> [Requirement]: Retype exactly the lines from the first one through the line with "import pandas as pd", including both ends; skip any pictures.

> [Source data]:
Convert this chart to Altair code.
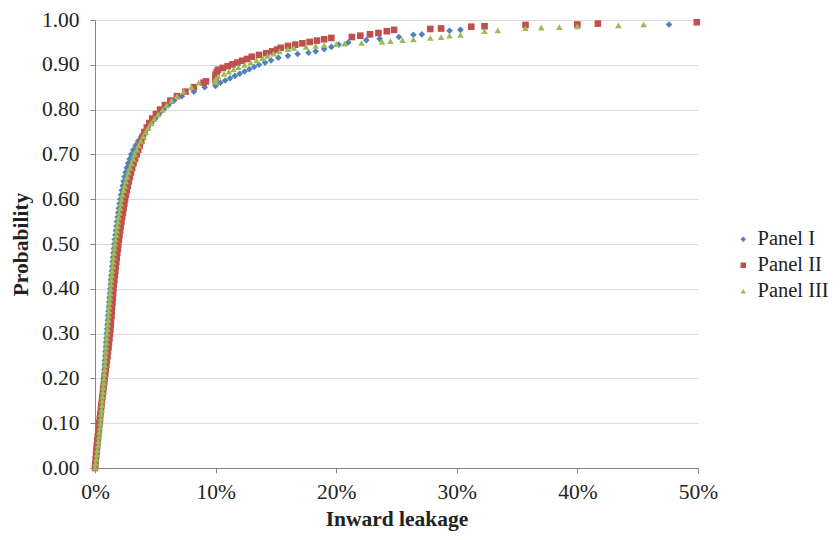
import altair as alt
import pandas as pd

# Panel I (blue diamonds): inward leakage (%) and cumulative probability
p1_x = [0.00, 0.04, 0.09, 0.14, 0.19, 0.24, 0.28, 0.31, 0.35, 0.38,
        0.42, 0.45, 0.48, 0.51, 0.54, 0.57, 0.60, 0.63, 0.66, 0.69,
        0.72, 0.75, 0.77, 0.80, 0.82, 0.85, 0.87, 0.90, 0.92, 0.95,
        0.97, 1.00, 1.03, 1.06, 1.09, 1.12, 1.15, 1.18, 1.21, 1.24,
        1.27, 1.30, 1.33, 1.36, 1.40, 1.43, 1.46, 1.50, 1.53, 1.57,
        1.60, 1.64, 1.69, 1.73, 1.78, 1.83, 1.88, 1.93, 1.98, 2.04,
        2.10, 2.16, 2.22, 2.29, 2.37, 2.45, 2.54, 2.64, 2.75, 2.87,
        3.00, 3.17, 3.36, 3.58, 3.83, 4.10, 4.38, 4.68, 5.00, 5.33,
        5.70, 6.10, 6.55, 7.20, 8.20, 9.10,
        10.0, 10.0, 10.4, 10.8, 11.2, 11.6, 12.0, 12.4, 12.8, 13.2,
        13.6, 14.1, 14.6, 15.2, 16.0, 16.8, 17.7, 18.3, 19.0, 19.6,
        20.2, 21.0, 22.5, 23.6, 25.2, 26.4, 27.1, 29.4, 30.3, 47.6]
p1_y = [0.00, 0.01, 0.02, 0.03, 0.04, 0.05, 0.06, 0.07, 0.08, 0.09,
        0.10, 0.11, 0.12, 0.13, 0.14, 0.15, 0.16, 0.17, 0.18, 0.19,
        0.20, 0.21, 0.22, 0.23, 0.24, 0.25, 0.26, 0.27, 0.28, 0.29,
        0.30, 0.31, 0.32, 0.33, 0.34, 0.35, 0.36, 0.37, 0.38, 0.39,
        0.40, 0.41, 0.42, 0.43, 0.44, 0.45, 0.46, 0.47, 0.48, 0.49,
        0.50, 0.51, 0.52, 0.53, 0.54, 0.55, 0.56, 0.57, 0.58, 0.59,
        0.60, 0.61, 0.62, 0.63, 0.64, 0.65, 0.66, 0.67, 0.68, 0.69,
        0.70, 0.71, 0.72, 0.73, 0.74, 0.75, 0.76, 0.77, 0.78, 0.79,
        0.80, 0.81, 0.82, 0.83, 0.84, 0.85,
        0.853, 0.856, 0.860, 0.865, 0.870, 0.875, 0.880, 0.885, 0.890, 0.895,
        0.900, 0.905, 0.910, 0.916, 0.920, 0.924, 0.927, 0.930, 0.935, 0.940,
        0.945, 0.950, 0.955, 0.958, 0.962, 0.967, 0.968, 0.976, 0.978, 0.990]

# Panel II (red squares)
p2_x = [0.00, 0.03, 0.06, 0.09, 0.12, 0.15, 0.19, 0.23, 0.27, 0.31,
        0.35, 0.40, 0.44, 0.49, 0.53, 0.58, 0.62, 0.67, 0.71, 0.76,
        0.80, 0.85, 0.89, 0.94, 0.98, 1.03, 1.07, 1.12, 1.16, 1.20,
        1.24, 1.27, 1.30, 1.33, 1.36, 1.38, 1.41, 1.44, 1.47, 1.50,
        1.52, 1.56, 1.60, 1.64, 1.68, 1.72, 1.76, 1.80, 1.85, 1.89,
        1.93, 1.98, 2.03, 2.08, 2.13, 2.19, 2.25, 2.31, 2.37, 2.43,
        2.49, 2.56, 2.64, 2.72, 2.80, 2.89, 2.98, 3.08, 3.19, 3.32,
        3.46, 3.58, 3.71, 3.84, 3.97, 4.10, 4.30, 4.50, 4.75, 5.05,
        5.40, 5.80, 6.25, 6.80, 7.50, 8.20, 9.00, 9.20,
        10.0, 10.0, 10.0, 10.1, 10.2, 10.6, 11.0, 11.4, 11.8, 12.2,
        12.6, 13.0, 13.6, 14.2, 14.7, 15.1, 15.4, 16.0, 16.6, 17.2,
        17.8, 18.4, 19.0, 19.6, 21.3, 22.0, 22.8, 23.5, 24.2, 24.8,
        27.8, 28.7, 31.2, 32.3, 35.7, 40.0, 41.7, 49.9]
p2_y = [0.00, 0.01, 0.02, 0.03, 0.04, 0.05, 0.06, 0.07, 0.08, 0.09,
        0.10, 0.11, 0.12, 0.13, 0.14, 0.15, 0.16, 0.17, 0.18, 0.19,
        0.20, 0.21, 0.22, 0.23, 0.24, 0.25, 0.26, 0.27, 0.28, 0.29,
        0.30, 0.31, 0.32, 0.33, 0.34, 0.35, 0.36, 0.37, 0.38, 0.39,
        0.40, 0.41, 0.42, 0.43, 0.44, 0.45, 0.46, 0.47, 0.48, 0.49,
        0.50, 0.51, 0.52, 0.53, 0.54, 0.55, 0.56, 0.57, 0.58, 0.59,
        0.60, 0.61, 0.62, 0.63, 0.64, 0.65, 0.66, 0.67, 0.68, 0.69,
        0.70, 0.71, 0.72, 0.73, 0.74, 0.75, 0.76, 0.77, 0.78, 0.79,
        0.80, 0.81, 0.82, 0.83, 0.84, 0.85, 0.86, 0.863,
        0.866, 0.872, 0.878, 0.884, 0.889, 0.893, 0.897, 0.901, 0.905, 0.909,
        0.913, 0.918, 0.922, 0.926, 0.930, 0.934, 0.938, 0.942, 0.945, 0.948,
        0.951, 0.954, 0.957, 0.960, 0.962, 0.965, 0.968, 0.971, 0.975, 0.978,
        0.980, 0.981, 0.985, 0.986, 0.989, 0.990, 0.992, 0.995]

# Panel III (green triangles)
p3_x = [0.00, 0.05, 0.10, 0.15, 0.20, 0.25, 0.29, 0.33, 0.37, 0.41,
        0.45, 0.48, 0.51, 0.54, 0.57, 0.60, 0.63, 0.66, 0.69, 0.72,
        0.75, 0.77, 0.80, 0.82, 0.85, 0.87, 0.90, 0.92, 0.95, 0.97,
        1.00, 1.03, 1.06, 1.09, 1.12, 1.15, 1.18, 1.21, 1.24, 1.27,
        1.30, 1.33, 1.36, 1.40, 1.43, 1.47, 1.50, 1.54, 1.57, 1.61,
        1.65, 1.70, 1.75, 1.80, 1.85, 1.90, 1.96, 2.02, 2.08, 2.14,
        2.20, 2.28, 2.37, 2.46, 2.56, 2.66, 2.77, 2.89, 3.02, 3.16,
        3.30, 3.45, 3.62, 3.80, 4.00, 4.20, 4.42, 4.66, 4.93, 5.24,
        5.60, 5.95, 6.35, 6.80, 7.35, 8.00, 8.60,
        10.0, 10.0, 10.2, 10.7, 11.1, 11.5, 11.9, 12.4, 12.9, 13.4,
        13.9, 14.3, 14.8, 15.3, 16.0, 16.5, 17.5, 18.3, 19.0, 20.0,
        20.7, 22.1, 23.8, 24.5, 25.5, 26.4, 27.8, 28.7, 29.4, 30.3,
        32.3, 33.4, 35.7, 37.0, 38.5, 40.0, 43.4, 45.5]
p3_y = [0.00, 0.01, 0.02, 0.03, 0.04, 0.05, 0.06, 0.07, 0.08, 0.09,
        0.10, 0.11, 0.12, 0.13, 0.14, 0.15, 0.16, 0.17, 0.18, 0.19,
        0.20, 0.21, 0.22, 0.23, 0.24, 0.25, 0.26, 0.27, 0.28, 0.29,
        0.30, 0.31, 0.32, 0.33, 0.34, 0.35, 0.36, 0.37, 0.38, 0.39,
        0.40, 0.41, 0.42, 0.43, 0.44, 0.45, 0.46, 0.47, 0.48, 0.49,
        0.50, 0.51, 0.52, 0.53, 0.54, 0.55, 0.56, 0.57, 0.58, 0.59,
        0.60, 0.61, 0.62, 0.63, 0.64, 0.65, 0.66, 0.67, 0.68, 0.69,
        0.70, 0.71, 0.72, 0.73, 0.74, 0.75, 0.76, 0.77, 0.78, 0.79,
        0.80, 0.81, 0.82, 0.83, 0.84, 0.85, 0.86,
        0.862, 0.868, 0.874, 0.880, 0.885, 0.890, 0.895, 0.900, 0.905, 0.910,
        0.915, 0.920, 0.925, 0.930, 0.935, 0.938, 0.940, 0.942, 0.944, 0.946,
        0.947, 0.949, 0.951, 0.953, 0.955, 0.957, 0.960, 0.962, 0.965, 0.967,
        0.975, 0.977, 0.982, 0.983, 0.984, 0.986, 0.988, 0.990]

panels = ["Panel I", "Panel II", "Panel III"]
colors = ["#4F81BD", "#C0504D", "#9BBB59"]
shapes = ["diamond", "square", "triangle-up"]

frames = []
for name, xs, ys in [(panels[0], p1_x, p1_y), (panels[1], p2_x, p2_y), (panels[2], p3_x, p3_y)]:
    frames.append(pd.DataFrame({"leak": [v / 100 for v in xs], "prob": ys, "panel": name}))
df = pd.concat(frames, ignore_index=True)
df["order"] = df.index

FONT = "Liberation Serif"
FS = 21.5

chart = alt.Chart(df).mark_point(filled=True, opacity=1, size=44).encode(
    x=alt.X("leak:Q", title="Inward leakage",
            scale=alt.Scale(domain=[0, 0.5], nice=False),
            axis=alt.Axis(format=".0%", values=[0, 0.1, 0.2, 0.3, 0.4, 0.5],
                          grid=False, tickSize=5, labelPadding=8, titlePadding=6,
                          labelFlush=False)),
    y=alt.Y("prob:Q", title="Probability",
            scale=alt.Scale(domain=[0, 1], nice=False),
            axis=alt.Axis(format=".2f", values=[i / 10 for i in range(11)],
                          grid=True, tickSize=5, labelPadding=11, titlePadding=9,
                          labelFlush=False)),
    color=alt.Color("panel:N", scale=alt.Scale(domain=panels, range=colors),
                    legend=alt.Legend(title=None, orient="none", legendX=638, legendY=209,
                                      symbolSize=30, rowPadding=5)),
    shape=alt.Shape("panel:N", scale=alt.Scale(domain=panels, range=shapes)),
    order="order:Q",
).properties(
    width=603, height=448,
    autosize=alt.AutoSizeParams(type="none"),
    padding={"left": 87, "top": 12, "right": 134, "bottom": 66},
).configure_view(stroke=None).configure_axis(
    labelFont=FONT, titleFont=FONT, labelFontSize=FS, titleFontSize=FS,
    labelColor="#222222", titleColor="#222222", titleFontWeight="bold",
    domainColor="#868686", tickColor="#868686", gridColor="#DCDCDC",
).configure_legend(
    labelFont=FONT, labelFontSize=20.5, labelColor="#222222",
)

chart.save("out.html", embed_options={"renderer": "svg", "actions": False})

> [Task answer]:
Convert this chart to Altair code.
import altair as alt
import pandas as pd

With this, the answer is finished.